Babies, and Why I Hate Them: A Memoir

by Rebekah Anderson

Baby #1
United flight 23, LAX-JFK, My seat # 26A, Baby’s seat #27A

The first baby has its own seat for our overnight flight, with a car seat even. I put the instructions my boss Estelle had flung at me (for the IPO she was managing) in the seat pocket in front of me and strap on an eye mask when I feel an insistent, soft tapping in the small of my back. Then a gentle Ugh, ugh, starts up behind me. The baby repeats it over and over, growing louder and louder, Ugh! UGH! The guy in front of me turns around with a huff and peers at me over the seat back. I shrug and shake my head, “Not my fucking baby.” He looks over my head then, and I turn to join him, united against baby, a front of displeasure. The ugh’s continue. The parents don’t seem to notice us. They sit blithely holding hands on the arm rest. My god. How can they be immune to this wretched noise?

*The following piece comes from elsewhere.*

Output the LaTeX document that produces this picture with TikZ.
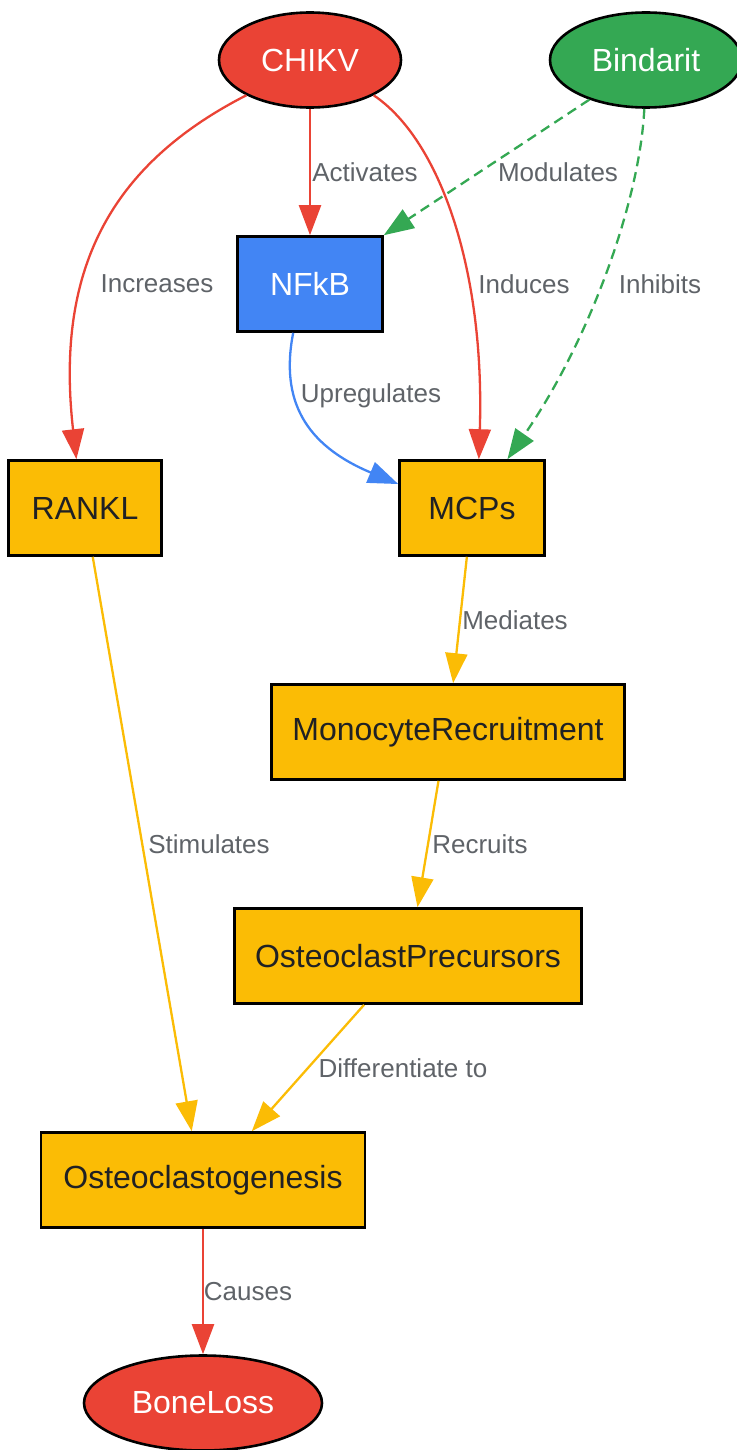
\documentclass[tikz,border=0pt]{standalone}
\usepackage{fontspec}
\setmainfont{Liberation Sans}
\usetikzlibrary{shapes.geometric,arrows.meta}

\definecolor{gred}{HTML}{EA4335}
\definecolor{ggreen}{HTML}{34A853}
\definecolor{gblue}{HTML}{4285F4}
\definecolor{gyellow}{HTML}{FBBC05}
\definecolor{gdark}{HTML}{202124}
\definecolor{ggray}{HTML}{5F6368}

\tikzset{
  box/.style={draw, line width=1.3pt, minimum height=47.5pt, inner sep=0pt,
    font=\fontsize{16}{19}\selectfont},
  yelbox/.style={box, fill=gyellow, text=gdark},
  oval/.style={ellipse, draw, line width=1.3pt, minimum height=47.5pt, inner sep=0pt,
    text=white, font=\fontsize{16}{19}\selectfont},
  lbl/.style={text=ggray, inner sep=0pt, font=\fontsize{13}{15}\selectfont},
  link/.style={line width=1.15pt, -{Triangle[length=15pt,width=11pt]}},
  dlink/.style={link, dash pattern=on 5pt off 3pt},
}

\begin{document}
\begin{tikzpicture}[x=0.5pt,y=-0.5pt]
  \useasboundingbox (0,0) rectangle (737,1450);

  % nodes
  \node [oval, fill=gred, minimum width=91pt] (CHIKV) at (310,60) {CHIKV};
  \node [oval, fill=ggreen, minimum width=96pt] (Bindarit) at (646,60) {Bindarit};
  \node [box, fill=gblue, text=white, minimum width=72.5pt] (NFkB) at (310,284) {NFkB};
  \node [yelbox, minimum width=76.5pt] (RANKL) at (85,508) {RANKL};
  \node [yelbox, minimum width=72.5pt] (MCPs) at (472,508) {MCPs};
  \node [yelbox, minimum width=176.5pt] (MonocyteRecruitment) at (448,732) {MonocyteRecruitment};
  \node [yelbox, minimum width=173.5pt] (OsteoclastPrecursors) at (408,956) {OsteoclastPrecursors};
  \node [yelbox, minimum width=162pt] (Osteoclastogenesis) at (203,1180) {Osteoclastogenesis};
  \node [oval, fill=gred, minimum width=119pt] (BoneLoss) at (203,1403) {BoneLoss};

  % edges
  \draw [link, gred] (CHIKV.south) -- (NFkB.north);
    \node [lbl] (lActivates) at (365,172) {Activates};
  \draw [link, gred] (CHIKV.209) .. controls (110,165) and (55,270) .. (RANKL.100);
    \node [lbl] (lIncreases) at (157,284) {Increases};
  \draw [link, gred] (CHIKV.-29) .. controls (440,140) and (485,270) .. (MCPs.82);
    \node [lbl] (lInduces) at (524,284) {Induces};
  \draw [dlink, ggreen] (Bindarit.215) -- (NFkB.north east);
    \node [lbl] (lModulates) at (558,172) {Modulates};
  \draw [dlink, ggreen] (Bindarit.268) .. controls (640,200) and (590,340) .. (MCPs.54);
    \node [lbl] (lInhibits) at (660,284) {Inhibits};
  \draw [link, gblue] (NFkB.251) .. controls (280,400) and (305,445) .. (MCPs.162);
    \node [lbl] (lUpregulates) at (371,396) {Upregulates};
  \draw [link, gyellow] (MCPs.264) -- (MonocyteRecruitment.84);
    \node [lbl] (lMediates) at (515,620) {Mediates};
  \draw [link, gyellow] (MonocyteRecruitment.259) -- (OsteoclastPrecursors.79);
    \node [lbl] (lRecruits) at (480,844) {Recruits};
  \draw [link, gyellow] (RANKL.279) -- (Osteoclastogenesis.103);
    \node [lbl] (lStimulates) at (209,844) {Stimulates};
  \draw [link, gyellow] (OsteoclastPrecursors.228) -- (Osteoclastogenesis.45.6);
    \node [lbl] (lDifferentiate) at (403,1068) {Differentiate to};
  \draw [link, gred] (Osteoclastogenesis.south) -- (BoneLoss.north);
    \node [lbl] (lCauses) at (248,1292) {Causes};
\end{tikzpicture}
\end{document}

I pull the IPO paperwork back out. It has splotches of brown from Estelle’s diet Coke on it. She screamed for awhile about that. I wasn’t expecting her to be able to do much screaming at that point, as I had just tried to kill her. I flap the pages around angrily on my tray table. May as well get some work done since I can’t sleep.

Baby#2
American flight 401, LaGuardia-Ohaire, My seat #15D, Baby’s seat unknown

The second baby is far less insidious and luckily seated somewhere in the back of the plane where I am not. Unluckily, this is the short leg of my trip so it doesn’t help much.

On the phone that morning, Estelle had sounded fairly calm for someone who should have been dead. I was expecting her usual screaming, throwing, breaking, slapping, sometimes crying. This deal had pushed her to new heights of abuse and me to new desperation. The day I left for New York, she sent me to get her another diet Coke and I couldn’t help myself, I loaded it with whatever I could find under the break room sink. I guess I didn’t really expect it to kill her, just maybe fuck her up for awhile.

The baby somewhere on my flight cries softly as we take off and for the rest of the flight, throws everything that comes in its path on the floor. The flight attendants think this is cute.

Baby #3
Delta flight 4501, Ohare to LAX, My seat #9C, Baby’s seat #9B

The third baby is the most menacing of all, doe-eyed, dew-lipped, curl-headed. A vamp of babies. Gorgeous. Sinister. I press myself as far toward the aisle in my seat away from the baby as I can. To be accurate, the baby does not have its own seat. The parents pass it between them like an oversized football and then prop it on their laps. The more I ignore the baby, the more intently it seems to want my attention. I can feel it staring at me. They give it a boarding pass to play with, and it tries to slap me with it. I pretend the baby doesn’t exist and finish my paperwork.

When I brought Estelle her diet Coke, she screamed at me for taking too long. She slammed the can on her desk and reached into her pen caddy for something to throw. I ducked but not before I saw her elbow catch the can and dump it all over her desk. We both stared at the fizzing brown liquid pooling under her keyboard for what seemed like a full minute until I got up and went to the break room for paper towels.

The flight attendant looks at me warily, as I cram myself into the arm rest. Her look says, what kind of woman doesn’t like babies? I can’t help it. Perhaps it’s Darwinian and there is something terribly terribly wrong with my genes and nature is preventing me from passing it on by making me hate babies. I guess there is something unnatural about me. I did just try to poison my boss.

The father finally notices the boarding pass the baby is wielding recklessly at my shoulder and takes it away. They give the baby a bottle and it sucks on it, still staring at me. It pulls the bottle out of its mouth with a pop and drops it in my lap. I don’t move a muscle. There is no bottle. The parents are looking out the window, and I screw my face into the most grotesque thing I can at the baby. Its eyes grow wide, its mouth hangs open. The baby stares at me like this until the landing gear hits the tarmac and the bottle rolls onto the floor.